The MarcEditor divides a file of MARC records into ‘pages’ of 100 records. You can scroll up and down the page of MARC records using the scroll bar as usual, but to see the next 100 records you need to use the Next/Previous page controls which are at the bottom left of the screen. The MarcEditor can handle very large files of MARC records, because it never tries to load all the records at the same time.

Setting MarcEditor Preferences


You can adjust the number of records displayed per ‘page’ through the MarcEditor preferences which can be accessed through the Edit → Preferences menu option from the MarcEditor, or through the ‘Settings’ icon on the opening screen of MarcEdit.

Within the MarcEditor preferences you can adjust the font and font size within the MarcEditor. You can also set your character encoding defaults. If you navigate to File Associations within the Preferences window, you can select Associate (*.mrc) files with the MarcBreaker and Associate (*.mrk) files with the MarcEditor. Setting these file associations will make it easy to break .mrc files and edit .mrk files.

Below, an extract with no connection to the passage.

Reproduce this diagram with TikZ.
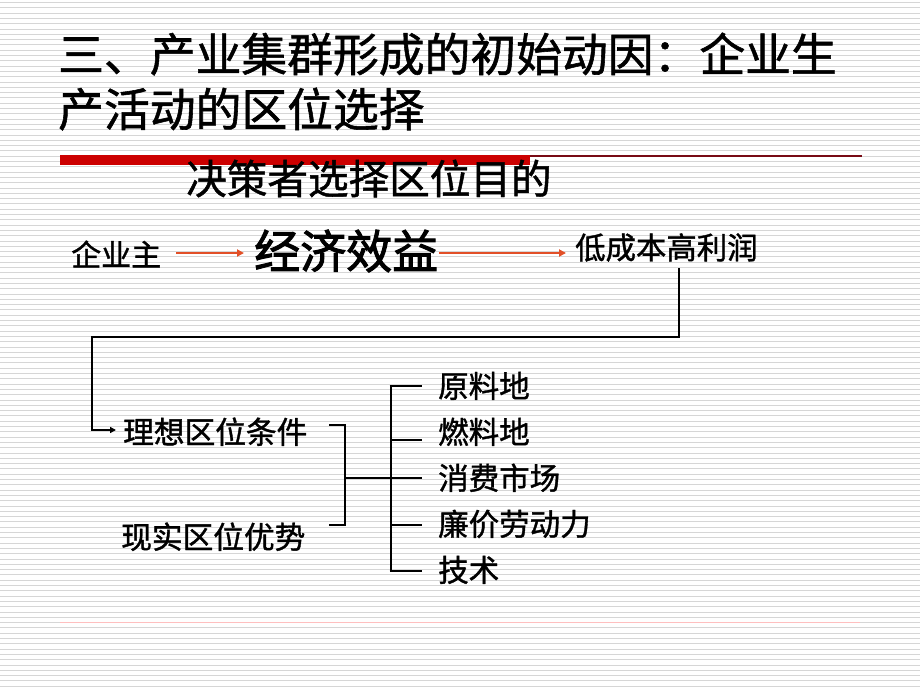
\documentclass[tikz,border=0pt]{standalone}
\usepackage{fontspec}
\newfontfamily\cjk[FakeBold=1.2]{Noto Sans CJK SC}
\newfontfamily\cjkb[FakeBold=2.2]{Noto Sans CJK SC}
\usetikzlibrary{arrows.meta}
\definecolor{stripe}{RGB}{214,214,214}
\definecolor{arrred}{RGB}{226,80,40}
\definecolor{barred}{RGB}{204,0,0}
\definecolor{thinred}{RGB}{120,10,20}
\tikzset{
  txt/.style={anchor=base west, inner sep=0pt, font=\cjk},
  conn/.style={line width=2.8pt, black},
  redarrow/.style={line width=2pt, arrred, -{Triangle[length=7pt,width=7pt]}},
}
\begin{document}
\begin{tikzpicture}[x=1pt,y=-1pt]
\useasboundingbox (0,0) rectangle (920,690);
\fill[white] (0,0) rectangle (920,690);
% background stripes
\foreach \i in {0,...,130} {
  \draw[stripe, line width=0.9pt] (0,{2.5+\i*5.3}) -- (920,{2.5+\i*5.3});
}
% title
\node[txt, font=\cjk\fontsize{45.8}{50}\selectfont] (t1) at (58,71.5) {三、产业集群形成的初始动因：企业生};
\node[txt, font=\cjk\fontsize{45.8}{50}\selectfont] (t2) at (58,126.5) {产活动的区位选择};
% rule
\coordinate (r0) at (60,156);
\coordinate (r1) at (862,156);
\coordinate (b0) at (60,160);
\coordinate (b1) at (530,160);
\draw[thinred, line width=1.5pt] (r0) -- (r1);
\draw[barred, line width=10pt] (b0) -- (b1);
\node[txt, font=\cjk\fontsize{40.6}{44}\selectfont] (goal) at (186,194) {决策者选择区位目的};
% top row
\node[txt, font=\cjk\fontsize{30}{34}\selectfont] (boss) at (71,266) {企业主};
\node[txt, font=\cjkb\fontsize{46}{50}\selectfont] (econ) at (254,268.5) {经济效益};
\node[txt, font=\cjk\fontsize{30.4}{34}\selectfont] (profit) at (575,259) {低成本高利润};
\coordinate (a1s) at (176,253);
\coordinate (a1e) at (244,253);
\coordinate (a2s) at (439,253);
\coordinate (a2e) at (566,253);
\draw[redarrow] (a1s) -- (a1e);
\draw[redarrow] (a2s) -- (a2e);
% elbow connector
\coordinate (p0) at (679,268);
\coordinate (p1) at (679,337);
\coordinate (p2) at (92,337);
\coordinate (p3) at (92,430);
\coordinate (p4) at (116,430);
\draw[conn, -{Triangle[length=6pt,width=6pt]}] (p0) -- (p1) -- (p2) -- (p3) -- (p4);
% left labels
\node[txt, font=\cjk\fontsize{30.7}{34}\selectfont] (ideal) at (123,443.5) {理想区位条件};
\node[txt, font=\cjk\fontsize{30.7}{34}\selectfont] (real) at (121,548.5) {现实区位优势};
% bracket
\coordinate (k0) at (329,425);
\coordinate (k1) at (345,425);
\coordinate (k2) at (345,525);
\coordinate (k3) at (329,525);
\coordinate (km) at (345,478);
\coordinate (sm) at (391,478);
\draw[conn] (k0) -- (k1) -- (k2) -- (k3);
\draw[conn] (km) -- (sm);
% spine
\coordinate (s0) at (391,386);
\coordinate (s4) at (391,571);
\draw[conn] (s0) -- (s4);
\foreach \y/\n in {386/fa,440/fb,478/fc,525/fd,571/fe} {
  \coordinate (\n) at (422,\y);
}
\draw[conn] (389.6,386) -- (fa);
\draw[conn] (391,440) -- (fb);
\draw[conn] (391,478) -- (fc);
\draw[conn] (391,525) -- (fd);
\draw[conn] (389.6,571) -- (fe);
% items
\node[txt, font=\cjk\fontsize{30.5}{34}\selectfont] (ia) at (438,397.5) {原料地};
\node[txt, font=\cjk\fontsize{30.5}{34}\selectfont] (ib) at (438,443.5) {燃料地};
\node[txt, font=\cjk\fontsize{30.5}{34}\selectfont] (ic) at (438,489.5) {消费市场};
\node[txt, font=\cjk\fontsize{30.5}{34}\selectfont] (id) at (438,535.5) {廉价劳动力};
\node[txt, font=\cjk\fontsize{30.5}{34}\selectfont] (ie) at (438,581.5) {技术};
% faint bottom rule
\coordinate (f0) at (60,622);
\coordinate (f1) at (860,622);
\draw[red!25, line width=1pt] (f0) -- (f1);
\end{tikzpicture}
\end{document}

If you change your preferences for the MarcEditor, the tool used to work with MARC data, you can always go back to the default settings.

Reset settings for the MarcEditor in Preferences

  1. Click Edit → Preferences
  2. Select “MarcEditor” in the Preferences window in the left hand pane
  3. In the right hand pane, select Set Defaults for either font or font size
  4. Click Ok

Key Points

  • MarcEdit can work with a variety of file formats
  • The MARC Tools Icon allow you to convert data from one file format to another
  • The MarcEditor works with a MarcEdit specific mnemonic format of MARC records (.mrk)
  • It is necessary to break a MARC binary file to work with that MARC data in the MarcEditor. The extension of these easily readable MARC files are .mrk rather than the binary extension of .mrc
  • Understanding the layout (syntax) of MARC records in the MarcEditor is key to working with the records.